Solar United Neighbors (SUN) is an American nonprofit organization that arranges solar co-ops for group purchase of home solar panel installations.

History 

The organization had its beginnings in 2007 when Walter Schoolman and his friend Diego Arene-Morley, both aged 12, watched the film An Inconvenient Truth. Following this, they  asked their respective parents to install solar panels on their homes. Walter's mother, Anya Schoolman helped the two boys to found the  Mt. Pleasant Solar Cooperative after their request and after discovering the high cost of retail solar installations. As a group, they convinced some of their neighbors to join together to increase their buying power for solar installations.
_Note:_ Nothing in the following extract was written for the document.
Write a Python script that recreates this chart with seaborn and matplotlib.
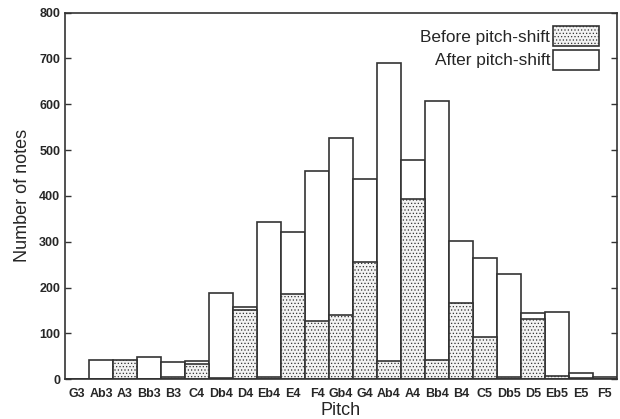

The initial group had by 2009 installed solar panels for 45 homes in Washington D.C.’s Mt. Pleasant neighborhood.

In 2011 Anya Schoolman founded the national organization that would become Solar United Neighbors.

In 2018, SUN partnered with the American Solar Energy Society (ASES) in support of the US National Solar Tour, a tour of operational solar systems. 

By March 2021, the effort had installed solar panels for 5,200 homes in the United States.

Advocacy
Observers have noted that Solar United Neighbors seeks to influence government policy affecting solar panel installations and to install solar panels in ways that are socially just. 

In 2021 SUN joined with the Institute for Local Self-Reliance and the Initiative for Energy Justice in the 30 Million Solar Homes campaign.

Locations
SUN is active in multiple states including Texas, Colorado, Virginia, Indiana, Ohio and Florida.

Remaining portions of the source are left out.